-- BEGIN Material provided --

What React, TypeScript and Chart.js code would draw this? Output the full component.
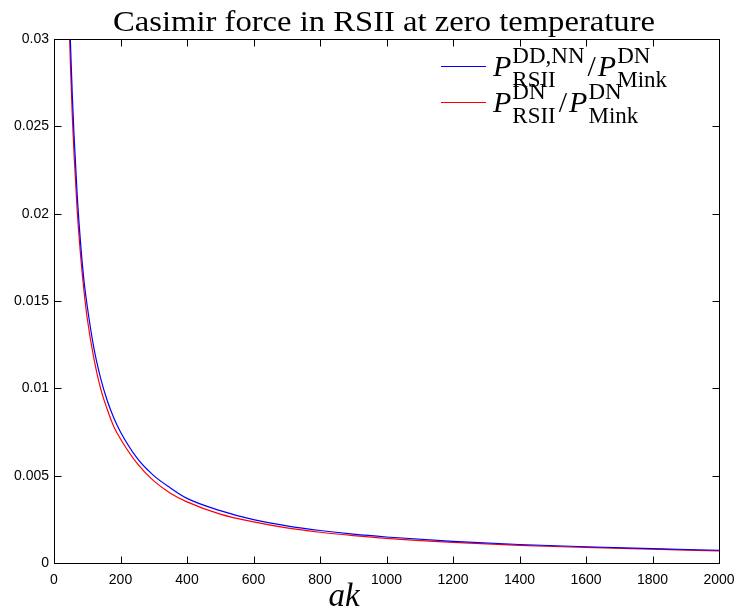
import React, { useEffect, useRef } from "react";
import { Chart, registerables } from "chart.js";

Chart.register(...registerables);

const titleText = "Casimir force in RSII at zero temperature";
const xAxisLabel = "ak";

const xTickValues = [0, 200, 400, 600, 800, 1000, 1200, 1400, 1600, 1800, 2000];
const yTickValues = [0, 0.005, 0.01, 0.015, 0.02, 0.025, 0.03];

// P_RSII^{DD,NN} / P_Mink^{DN}  (blue)
const blueX = [49, 50, 55, 60, 70, 80, 90, 100, 120, 140, 160, 180, 200, 250, 300, 350, 400, 500, 600, 700, 800, 900, 1000, 1200, 1400, 1600, 1800, 2000];
const blueY = [0.0300, 0.0295, 0.0268, 0.0246, 0.0210, 0.0183, 0.0162, 0.0147, 0.0123, 0.0106, 0.0093, 0.0083, 0.0075, 0.0060, 0.0050, 0.0043, 0.0037, 0.0030, 0.00248, 0.00213, 0.00186, 0.00165, 0.00149, 0.00124, 0.00106, 0.00093, 0.00082, 0.00073];

// P_RSII^{DN} / P_Mink^{DN}  (red)
const redX = [47, 50, 55, 60, 70, 80, 90, 100, 120, 140, 160, 180, 200, 250, 300, 350, 400, 500, 600, 700, 800, 900, 1000, 1200, 1400, 1600, 1800, 2000];
const redY = [0.0300, 0.0282, 0.0256, 0.0235, 0.0201, 0.0176, 0.0156, 0.0140, 0.0117, 0.0100, 0.0088, 0.0078, 0.0071, 0.0057, 0.0047, 0.0040, 0.0035, 0.0028, 0.00235, 0.00201, 0.00176, 0.00157, 0.00141, 0.00118, 0.00101, 0.00089, 0.00079, 0.00069];

type Seg = { main: string; italic?: boolean; sup?: string; sub?: string };
const legend1: Seg[] = [
  { main: "P", italic: true, sup: "DD,NN", sub: "RSII" },
  { main: "/" },
  { main: "P", italic: true, sup: "DN", sub: "Mink" },
];
const legend2: Seg[] = [
  { main: "P", italic: true, sup: "DN", sub: "RSII" },
  { main: "/" },
  { main: "P", italic: true, sup: "DN", sub: "Mink" },
];
const legendColors = ["#0000ff", "#ff0000"];

const SERIF = "'Liberation Serif', 'DejaVu Serif', serif";
const SANS = "'Liberation Sans', Arial, sans-serif";

function drawRich(ctx: CanvasRenderingContext2D, segs: Seg[], x0: number, base: number) {
  let x = x0;
  ctx.textBaseline = "alphabetic";
  ctx.textAlign = "left";
  for (const s of segs) {
    ctx.font = (s.italic ? "italic " : "") + "30px " + SERIF;
    ctx.fillText(s.main, x, base);
    x += ctx.measureText(s.main).width + (s.italic ? 1 : 2);
    if (s.sup || s.sub) {
      ctx.font = "23px " + SERIF;
      let w = 0;
      if (s.sup) {
        ctx.fillText(s.sup, x, base - 13);
        w = Math.max(w, ctx.measureText(s.sup).width);
      }
      if (s.sub) {
        ctx.fillText(s.sub, x, base + 11);
        w = Math.max(w, ctx.measureText(s.sub).width);
      }
      x += w + 3;
    }
  }
}

const decorPlugin = {
  id: "decor",
  afterDraw(chart: any) {
    const ctx: CanvasRenderingContext2D = chart.ctx;
    const { left, right, top, bottom } = chart.chartArea;
    const xs = chart.scales.x;
    const ys = chart.scales.y;
    ctx.save();
    ctx.strokeStyle = "#000";
    ctx.lineWidth = 1;
    const L = Math.round(left) + 0.5, R = Math.round(right) + 0.5;
    const T = Math.round(top) + 0.5, B = Math.round(bottom) + 0.5;
    ctx.strokeRect(L, T, R - L, B - T);
    const tl = 7;
    ctx.beginPath();
    for (const v of xTickValues) {
      const px = Math.round(xs.getPixelForValue(v)) + 0.5;
      ctx.moveTo(px, B); ctx.lineTo(px, B - tl);
      ctx.moveTo(px, T); ctx.lineTo(px, T + tl);
    }
    for (const v of yTickValues) {
      const py = Math.round(ys.getPixelForValue(v)) + 0.5;
      ctx.moveTo(L, py); ctx.lineTo(L + tl, py);
      ctx.moveTo(R, py); ctx.lineTo(R - tl, py);
    }
    ctx.stroke();

    // title (stretched horizontally to the reference's width)
    ctx.fillStyle = "#000";
    ctx.font = "29px " + SERIF;
    ctx.textAlign = "center";
    ctx.textBaseline = "alphabetic";
    const tw = ctx.measureText(titleText).width;
    const sx = 542 / tw;
    ctx.save();
    ctx.translate(384, 31);
    ctx.scale(sx, 1);
    ctx.fillText(titleText, 0, 0);
    ctx.restore();

    // x axis label
    ctx.font = "italic 33px " + SERIF;
    ctx.textAlign = "center";
    ctx.fillText(xAxisLabel, 344, 606);

    // legend
    const rows = [legend1, legend2];
    const lineY = [66, 102];
    rows.forEach((segs, i) => {
      ctx.strokeStyle = legendColors[i];
      ctx.beginPath();
      ctx.moveTo(441, lineY[i] + 0.5);
      ctx.lineTo(486, lineY[i] + 0.5);
      ctx.stroke();
      ctx.fillStyle = "#000";
      drawRich(ctx, segs, 493, lineY[i] + 10);
    });
    ctx.restore();
  },
};

export default function App() {
  const ref = useRef<HTMLCanvasElement | null>(null);
  useEffect(() => {
    if (!ref.current) return;
    const toPts = (xs: number[], ys: number[]) => xs.map((x, i) => ({ x, y: ys[i] }));
    const chart = new Chart(ref.current, {
      type: "scatter",
      data: {
        datasets: [
          {
            label: "P_RSII^{DD,NN}/P_Mink^{DN}",
            data: toPts(blueX, blueY),
            showLine: true,
            borderColor: "#0000ff",
            backgroundColor: "#0000ff",
            borderWidth: 1.2,
            pointRadius: 0,
            cubicInterpolationMode: "monotone",
          },
          {
            label: "P_RSII^{DN}/P_Mink^{DN}",
            data: toPts(redX, redY),
            showLine: true,
            borderColor: "#ff0000",
            backgroundColor: "#ff0000",
            borderWidth: 1.2,
            pointRadius: 0,
            cubicInterpolationMode: "monotone",
          },
        ],
      },
      options: {
        animation: false,
        responsive: false,
        maintainAspectRatio: false,
        devicePixelRatio: 1,
        layout: { padding: { left: 0, right: 20, top: 39, bottom: 0 } },
        plugins: {
          legend: { display: false },
          title: { display: false },
          tooltip: { enabled: false },
        },
        scales: {
          x: {
            type: "linear",
            min: 0,
            max: 2000,
            afterBuildTicks: (s: any) => { s.ticks = xTickValues.map((v) => ({ value: v })); },
            afterFit: (s: any) => { s.height = 48; s.paddingLeft = 0; s.paddingRight = 0; },
            grid: { display: false, drawTicks: false },
            border: { display: false },
            ticks: {
              color: "#000",
              font: { family: SANS, size: 14 },
              padding: 9,
              maxRotation: 0,
              autoSkip: false,
              callback: (v: any) => String(v),
            },
          },
          y: {
            type: "linear",
            min: 0,
            max: 0.03,
            afterBuildTicks: (s: any) => { s.ticks = yTickValues.map((v) => ({ value: v })); },
            afterFit: (s: any) => { s.width = 54; s.paddingTop = 0; s.paddingBottom = 0; },
            grid: { display: false, drawTicks: false },
            border: { display: false },
            ticks: {
              color: "#000",
              font: { family: SANS, size: 14 },
              padding: 5,
              autoSkip: false,
              callback: (v: any) => String(Number(Number(v).toFixed(4))),
            },
          },
        },
      },
      plugins: [decorPlugin],
    });
    return () => chart.destroy();
  }, []);
  return (
    <div style={{ position: "fixed", left: 0, top: 0, width: 739, height: 611, background: "#fff" }}>
      <canvas ref={ref} width={739} height={611} style={{ width: 739, height: 611, display: "block" }} />
    </div>
  );
}
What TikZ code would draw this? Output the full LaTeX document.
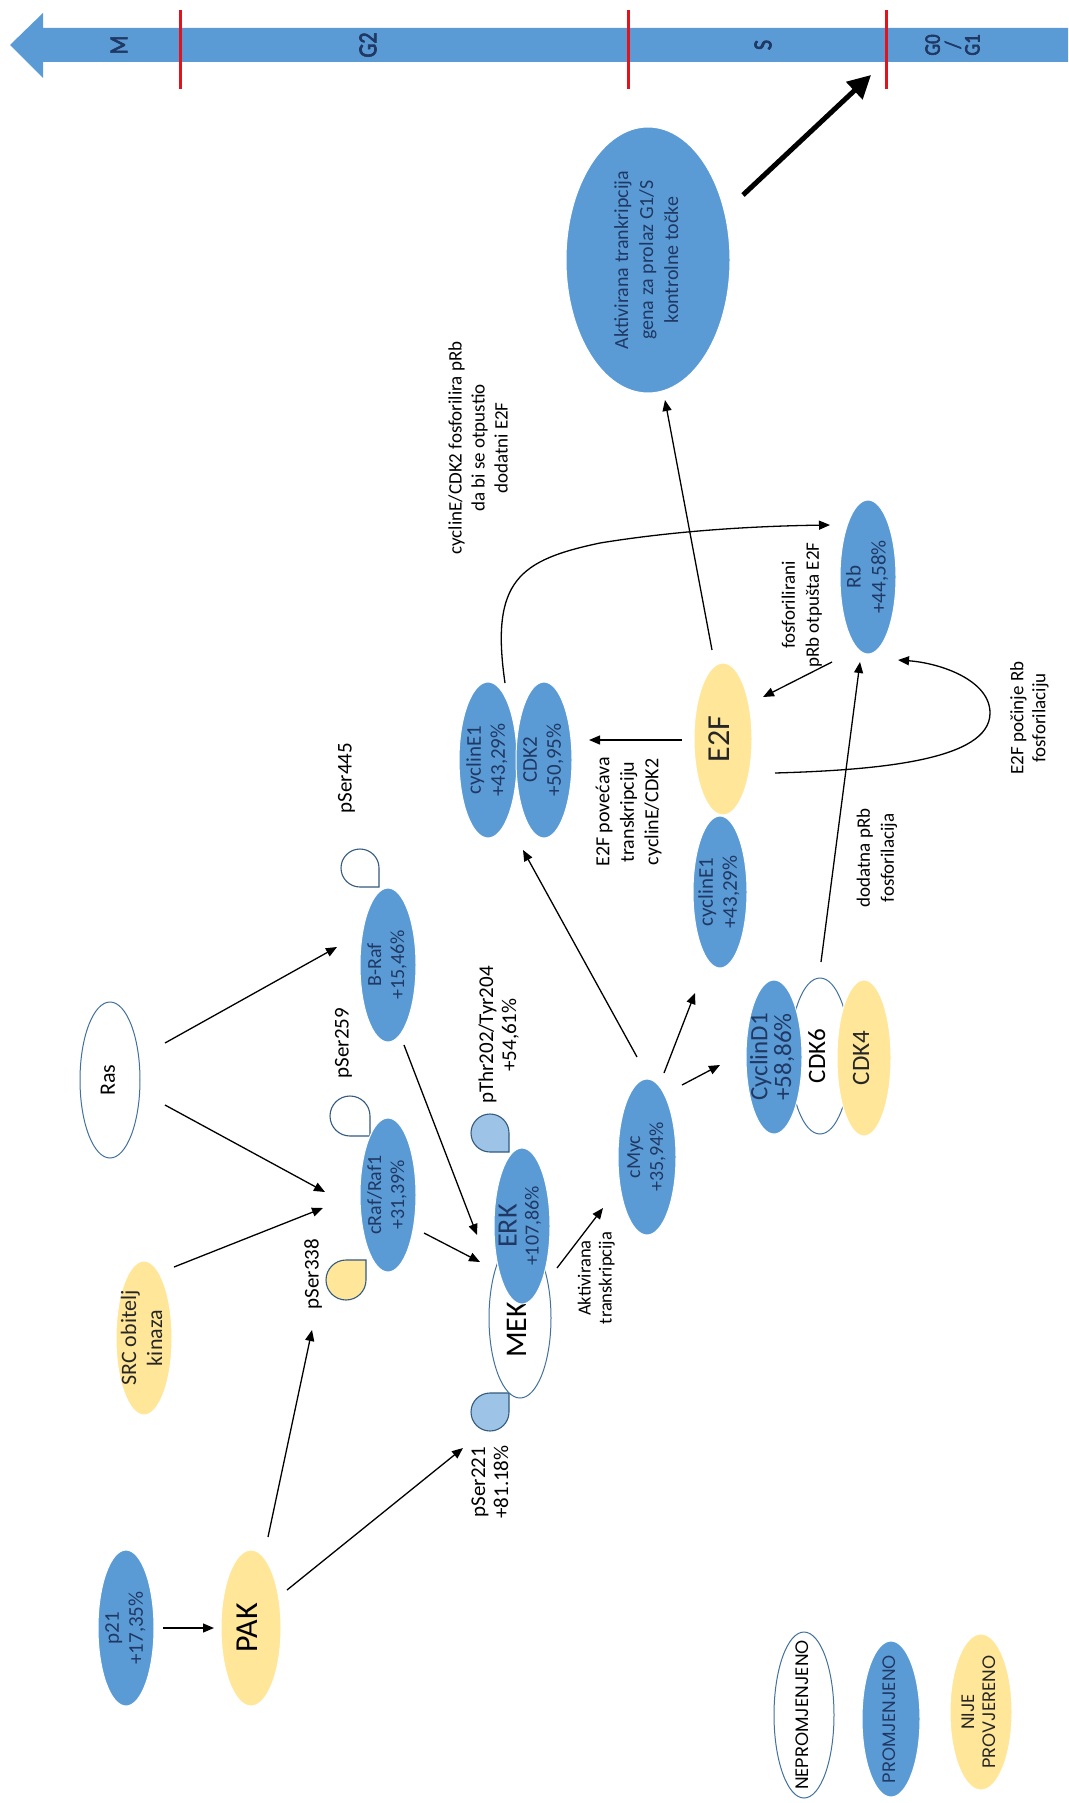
\documentclass[tikz,border=0pt]{standalone}
\usepackage{fontspec}
\setmainfont{Carlito}
\newfontfamily\geo{Poppins}
\newfontfamily\phb{Carlito}[FakeBold=3]
\usepackage{graphicx}
\usetikzlibrary{shapes.geometric,arrows.meta,calc}
\definecolor{blu}{HTML}{5B9BD5}
\definecolor{yel}{HTML}{FFE699}
\definecolor{lblu}{HTML}{9DC3E6}
\definecolor{edgec}{HTML}{41719C}
\definecolor{navy}{HTML}{1F3864}
\definecolor{redl}{HTML}{E3131B}
\definecolor{dgray}{HTML}{262626}
\newcommand\rtxt[3]{\rotatebox{90}{\fontsize{#1}{#2}\selectfont\begin{tabular}{@{}c@{}}#3\end{tabular}}}
\newcommand\phfont{\phb\color{navy}}
\newcommand\phtxt[1]{\rotatebox{90}{\scalebox{0.85}[1]{\fontsize{26}{20}\selectfont\phfont #1}}}
\newcommand\tdrop[6]{\filldraw[fill=#6, draw=edgec!80!black, line width=1.1pt] ($(#1,#2)+(#4:#5)$) -- ($(#1,#2)+(#4+45:#3)$) arc[start angle=#4+45, end angle=#4+315, radius=#3] -- cycle;}
\tikzset{
  ell/.style={ellipse, inner sep=0pt, outer sep=0pt, draw=white, line width=1pt},
  bn/.style={ell, fill=blu},
  yn/.style={ell, fill=yel},
  wn/.style={ellipse, inner sep=0pt, outer sep=0pt, fill=white, draw=edgec, line width=1pt},
  arr/.style={-{Triangle[length=11pt,width=9pt]}, line width=1.3pt, black},
  bigarr/.style={-{Triangle[length=23pt,width=23pt]}, line width=5pt, black},
  ann/.style={inner sep=0pt, text=black},
  phase/.style={inner sep=0pt}
}
\begin{document}
\begin{tikzpicture}[x=1pt,y=1pt]
\useasboundingbox (0,0) rectangle (1068,-1803);
\fill[white] (0,0) rectangle (1068,-1803);

% timeline
\fill[blu] (1068,-28) -- (43,-28) -- (43,-13) -- (10,-45) -- (43,-78) -- (43,-62) -- (1068,-62) -- cycle;
\foreach \xx in {180,628,886} \draw[redl, line width=3pt] (\xx,-10) -- (\xx,-89);
\node[phase] (phM) at (119,-45) {\phtxt{M}};
\node[phase] (phG2) at (368,-45) {\phtxt{G2}};
\node[phase] (phS) at (763,-45) {\phtxt{S}};
\node[phase] (phG) at (955,-45) {\rotatebox{90}{\scalebox{0.85}[1]{\fontsize{22}{17}\selectfont\begin{tabular}{@{}c@{}}\phfont G0\\\phfont /\\\phfont G1\end{tabular}}}};
\coordinate (chk) at (871,-75);

% teardrops
\tdrop{360}{-868}{19}{-45}{26.9}{white}
\tdrop{350}{-1116}{20}{-45}{28.3}{white}
\tdrop{346}{-1280}{20}{45}{28.3}{yel}
\tdrop{490}{-1133}{19}{-45}{26.9}{lblu}
\tdrop{490}{-1412}{19}{45}{26.9}{lblu}

% nodes
\node[bn, minimum width=164pt, minimum height=266pt, label={[text=navy]center:\rtxt{20}{25}{Aktivirana trankripcija\\gena za prolaz G1/S\\kontrolne točke}}] (akt) at (648,-260) {};
\node[bn, minimum width=56pt, minimum height=154pt, label={[text=navy]center:\rtxt{21}{25}{Rb\\+44,58\%}}] (rb) at (868,-577) {};
\node[yn, minimum width=58pt, minimum height=152pt, label={[text=dgray]center:\rtxt{32}{34}{E2F}}] (e2f) at (723,-739) {};
\node[bn, minimum width=58pt, minimum height=156pt, label={[text=navy]center:\rtxt{21}{24}{cyclinE1\\+43,29\%}}] (cyc1a) at (488,-760) {};
\node[bn, minimum width=56pt, minimum height=156pt, label={[text=navy]center:\rtxt{21}{24}{CDK2\\+50,95\%}}] (cdk2) at (544,-760) {};
\node[bn, minimum width=54pt, minimum height=152pt, label={[text=navy]center:\rtxt{21}{24}{cyclinE1\\+43,29\%}}] (cyc1b) at (720,-892) {};
\node[wn, minimum width=60pt, minimum height=156pt, label={[text=black]center:\rtxt{25}{26}{CDK6}}] (cdk6) at (820,-1056) {};
\node[bn, minimum width=56pt, minimum height=154pt, label={[text=navy]center:\rtxt{25}{23}{CyclinD1\\+58,86\%}}] (cycd1) at (774,-1057) {};
\node[yn, minimum width=54pt, minimum height=156pt, label={[text=dgray]center:\rtxt{25}{26}{CDK4}}] (cdk4) at (864,-1058) {};
\node[bn, minimum width=58pt, minimum height=156pt, label={[text=navy]center:\rtxt{20}{23}{cMyc\\+35,94\%}}] (cmyc) at (647,-1157) {};
\node[wn, minimum width=62pt, minimum height=160pt, label={[text=black, yshift=-12pt]center:\rtxt{30}{32}{MEK}}] (mek) at (520,-1318) {};
\node[bn, minimum width=56pt, minimum height=156pt, label={[text=navy]center:\rtxt{28}{22}{ERK\\\fontsize{20}{22}\selectfont +107,86\%}}] (erk) at (522,-1226) {};
\node[bn, minimum width=56pt, minimum height=154pt, label={[text=navy]center:\rtxt{20}{23}{B-Raf\\+15,46\%}}] (braf) at (388,-965) {};
\node[bn, minimum width=56pt, minimum height=154pt, label={[text=navy]center:\rtxt{20}{23}{cRaf/Raf1\\+31,39\%}}] (craf) at (388,-1195) {};
\node[wn, minimum width=60pt, minimum height=156pt, label={[text=black]center:\rtxt{22}{24}{Ras}}] (ras) at (110,-1080) {};
\node[yn, minimum width=56pt, minimum height=154pt, label={[text=dgray]center:\rtxt{22}{26}{SRC obitelj\\kinaza}}] (src) at (144,-1338) {};
\node[bn, minimum width=56pt, minimum height=156pt, label={[text=navy]center:\rtxt{21}{24}{p21\\+17,35\%}}] (p21) at (126,-1628) {};
\node[yn, minimum width=60pt, minimum height=156pt, label={[text=black]center:\rtxt{32}{34}{PAK}}] (pak) at (251,-1628) {};

% annotations
\node[ann] (ann1) at (480,-448) {\rtxt{19}{23}{cyclinE/CDK2 fosforilira pRb\\da bi se otpustio\\dodatni E2F}};
\node[ann] (ann2) at (629,-812) {\rtxt{20}{24.5}{E2F povećava\\transkripciju\\cyclinE/CDK2}};
\node[ann] (ann3) at (802,-605) {\rtxt{19}{24}{fosforilirani\\pRb otpušta E2F}};
\node[ann] (ann4) at (1030,-718) {\rtxt{19}{22}{E2F počinje Rb\\fosforilaciju}};
\node[ann] (ann5) at (877,-858) {\rtxt{19}{24}{dodatna pRb\\fosforilacija}};
\node[ann] (ann6) at (597,-1278) {\rtxt{18.5}{21}{Aktivirana\\transkripcija}};
\node[ann] (l445) at (347,-778) {\rtxt{21}{23}{pSer445}};
\node[ann] (l259) at (344,-1043) {\rtxt{21}{23}{pSer259}};
\node[ann] (l338) at (314,-1274) {\rtxt{21}{23}{pSer338}};
\node[ann] (lthr) at (500,-1035) {\rtxt{21}{23}{pThr202/Tyr204\\+54,61\%}};
\node[ann] (l221) at (492,-1482) {\rtxt{21}{23}{pSer221\\+81.18\%}};

% legend
\node[wn, minimum width=60pt, minimum height=166pt, label={[text=black]center:\rtxt{18}{21}{\geo NEPROMJENJENO}}] (lg1) at (804,-1715) {};
\node[bn, minimum width=58pt, minimum height=156pt, label={[text=navy]center:\rtxt{18}{21}{\geo PROMJENJENO}}] (lg2) at (891,-1719) {};
\node[yn, minimum width=62pt, minimum height=156pt, label={[text=dgray]center:\rtxt{18}{21}{\geo NIJE\\\geo PROVJERENO}}] (lg3) at (981,-1712) {};

% arrows
\draw[arr] ($(p21)+(37,0)$) -- ($(pak)+(-37,0)$);
\draw[arr] ($(pak)+(17,91)$) -- ($(l338)+(-2,-56)$);
\draw[arr] ($(pak)+(36,38)$) -- ($(l221)+(-29,34)$);
\draw[arr] ($(src)+(30,71)$) -- ($(craf)+(-65,-13)$);
\draw[arr] ($(ras)+(55,-25)$) -- ($(craf)+(-63,3)$);
\draw[arr] ($(ras)+(55,37)$) -- ($(braf)+(-51,18)$);
\draw[arr] ($(craf)+(36,-38)$) -- ($(erk)+(-42,-36)$);
\draw[arr] ($(braf)+(16,-80)$) -- ($(erk)+(-45,-9)$);
\draw[arr] ($(erk)+(35,-42)$) -- ($(cmyc)+(-44,-51)$);
\draw[arr] ($(cmyc)+(-10,100)$) -- ($(cdk2)+(-21,-90)$);
\draw[arr] ($(cmyc)+(17,84)$) -- ($(cyc1b)+(-25,-101)$);
\draw[arr] ($(cmyc)+(35,72)$) -- ($(cycd1)+(-54,-8)$);
\draw[arr] ($(cdk6)+(1,94)$) -- ($(rb)+(-8,-85)$);
\draw[arr] ($(e2f)+(-41,-1)$) -- ($(cdk2)+(45,20)$);
\draw[arr] ($(rb)+(-36,-85)$) -- ($(e2f)+(40,42)$);
\draw[arr] ($(e2f)+(-11,89)$) -- ($(akt)+(17,-140)$);
\draw[arr] ($(e2f)+(52,-34)$) .. controls (880,-770) and (990,-760) .. (990,-713) .. controls (990,-680) and (940,-663) .. ($(rb)+(30,-83)$);
\draw[arr] ($(cyc1a)+(17,77)$) .. controls (490,-580) and (520,-560) .. (600,-543) .. controls (680,-530) and (760,-526) .. ($(rb)+(-38,52)$);
\draw[bigarr] ($(akt)+(95,65)$) -- (chk);
\end{tikzpicture}
\end{document}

-- END Material provided --

* **Given instruction**: Take each line of the material that contains the word "code" and list it.

* **Output of the exercise**:
What React, TypeScript and Chart.js code would draw this? Output the full component.
What TikZ code would draw this? Output the full LaTeX document.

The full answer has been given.